1. The Secret History

Written by Donna Tartt, Pulitzer Prize winner for The Goldfinch, starting her writing debut with The Secret History. This book, arguably the most well-written of her novels, sparked interest all throughout the literary community after its release in 1992. The book follows the story of a college student who enters an elite Ancient Greek major, a program with only six students, as a complete outsider. He finds himself lost as he discovers dark secrets of murder, sex, drugs, and satanic rituals. This book sucks you into its story and will leave you confused and excited for what happens next. And not to sway you in any way, but this was probably my favorite book this summer.

 

2. The Goldfinch

To continue on the Donna Tartt track, her bestselling, Pulitzer Prize-winning book The Goldfinch is a must-read for any age.
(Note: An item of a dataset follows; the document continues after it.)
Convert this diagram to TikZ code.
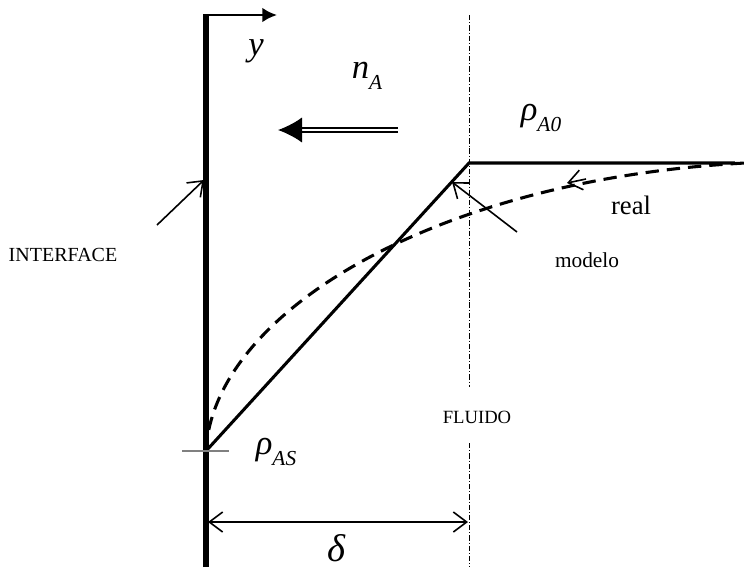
\documentclass[tikz,border=0pt]{standalone}
\usepackage{amsmath}
\usepackage{fontspec}
\setmainfont{Liberation Serif}
\usepackage{tikz}
\usetikzlibrary{arrows.meta, math}

% italic symbol with lowered subscript
\newcommand{\symsub}[2]{\textit{#1}\raisebox{-0.3em}{\fontsize{16}{16}\selectfont\textit{#2}}}

\begin{document}
\begin{tikzpicture}[x=0.75pt, y=-0.75pt,
    profile/.style={line width=2.3pt},
    pointer/.style={line width=1.2pt, -{Straight Barb[length=10pt, width=15pt]}},
    axisline/.style={line width=0.7pt, dash pattern=on 4pt off 1.5pt on 0.7pt off 1.5pt},
    word/.style={font=\fontsize{15}{15}\selectfont},
    symb/.style={font=\fontsize{26}{26}\selectfont}]
    \tikzmath{\xWall = 206; \xFluid = 469; \yTop = 15; \yBot = 567; \yS = 451; \yZero = 163; \yDelta = 522;}
    \useasboundingbox (0,0) rectangle (748,572);

    % wall and y axis
    \coordinate (wall-top) at (\xWall,\yTop);
    \coordinate (wall-bot) at (\xWall,\yBot);
    \coordinate (y-start) at (203,\yTop);
    \coordinate (y-end) at (277,\yTop);
    \draw[line width=4.5pt] (wall-bot) -- (wall-top);
    \draw[line width=2pt, -{Latex[length=11pt, width=11pt]}] (y-start) -- (y-end);
    \node[symb](y-lbl) at (256,51) {\textit{y}};

    % flux
    \node[symb](n-a) at (367,76) {\symsub{n}{A}};
    \coordinate (flux-tail) at (398,130);
    \coordinate (flux-tip) at (278,130);
    \draw[double, double distance=2.2pt, line width=1.4pt, -{Latex[length=18pt, width=19pt]}] (flux-tail) -- (flux-tip);

    % fluid boundary
    \coordinate (fluid-top) at (\xFluid,\yTop);
    \coordinate (fluid-gap1) at (\xFluid,387);
    \coordinate (fluid-gap2) at (\xFluid,443);
    \coordinate (fluid-bot) at (\xFluid,\yBot);
    \draw[axisline] (fluid-top) -- (fluid-gap1);
    \draw[axisline] (fluid-gap2) -- (fluid-bot);
    \node[word, font=\fontsize{14}{14}\selectfont](fluido) at (477,417) {FLUIDO};

    % profiles
    \coordinate (surf) at (\xWall,\yS);
    \coordinate (corner) at (\xFluid,\yZero);
    \coordinate (model-end) at (735,\yZero);
    \coordinate (real-end) at (745,\yZero);
    \draw[profile] (surf) -- (corner) -- (model-end);
    \draw[profile, dash pattern=on 10pt off 6pt] (surf) .. controls (213,315) and (430,180) .. (real-end);
    \coordinate (tick-l) at (182,\yS);
    \coordinate (tick-r) at (229,\yS);
    \draw[gray, line width=0.8pt] (tick-l) -- (tick-r);

    \node[symb](rho-a0) at (541,118) {\symsub{ρ}{A0}};
    \node[symb](rho-as) at (276,452) {\symsub{ρ}{AS}};

    % pointers
    \node[word](interface) at (63,255) {INTERFACE};
    \coordinate (if-tail) at (157,225);
    \coordinate (if-tip) at (204,180);
    \draw[pointer] (if-tail) -- (if-tip);

    \node[word, font=\fontsize{16}{16}\selectfont](modelo) at (587,260) {modelo};
    \coordinate (mod-tail) at (517,232);
    \coordinate (mod-tip) at (452,182);
    \draw[pointer] (mod-tail) -- (mod-tip);

    \node[font=\fontsize{20}{20}\selectfont](real) at (631,205) {real};
    \coordinate (real-tail) at (586,179);
    \coordinate (real-tip) at (567,183);
    \draw[pointer] (real-tail) -- (real-tip);

    % film thickness
    \coordinate (dim-l) at (\xWall+2,\yDelta);
    \coordinate (dim-r) at (\xFluid-1,\yDelta);
    \draw[line width=1.2pt, {Straight Barb[length=10pt, width=15pt]}-{Straight Barb[length=10pt, width=15pt]}] (dim-l) -- (dim-r);
    \node[font=\fontsize{29}{29}\selectfont, inner sep=0pt](delta) at (337,548) {\textit{δ}};
\end{tikzpicture}
\end{document}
This coming of age novel follows the story of Theodore Decker, soon to be played by Ansel Elgort in the upcoming movie, as he navigates his life following a terrorist attack at a museum in where his mother dies and he begins to lose hope. However, his only source of hope arrives in the form of a painting, “The Goldfinch,” that he takes from the museum and carries with him throughout the stages of his life. The gripping tale totals at 784 pages, more than any on this list. Though long, the book is worth every page.

 

3. Helter Skelter

Written by Vincent Bugliosi, the lead prosecutor in the Tate-LaBianca murders, this book follows the trial of Charles Manson and his family and introduces the prosecution's main theories to explain why these murders occurred. The book provides new, never before seen insight into the trial as Bugliosi illustrates both the police investigation and the trial itself. For any true crime junkies, this book is gold. This recollection is twisted, psychologically dense, and full of some of the most horribly fascinating people.

 

4. The Circle

Written by Dave Eggers, The Circle follows the story of Mae Holland, a recent college graduate, as she navigates her new job at the most powerful technology and social media company to have ever existed. She quickly moves up the ranks and begins to be corrupted by the ideals of this company, namely, the idea of transparency. This transparency experiment pushes ethical boundaries as it takes away people’s right to privacy and personal freedoms. This book is chilling and will really make you think about where the future of social media is heading. In short, this is a great read!

 

5. The Alice Network

This last book is written by Kate Quinn and follows two different perspectives, one from a female spy in France during World War I, and an ex-socialite searching for her missing cousin in 1947. They meet on the search for a long-lost cousin, and they both come together to complete their final mission. The book is both exciting and a little heartbreaking and will keep you enticed for any amount of time you dedicate to it. Quinn plays on the historical aspects while also introducing her own fiction and creative flare.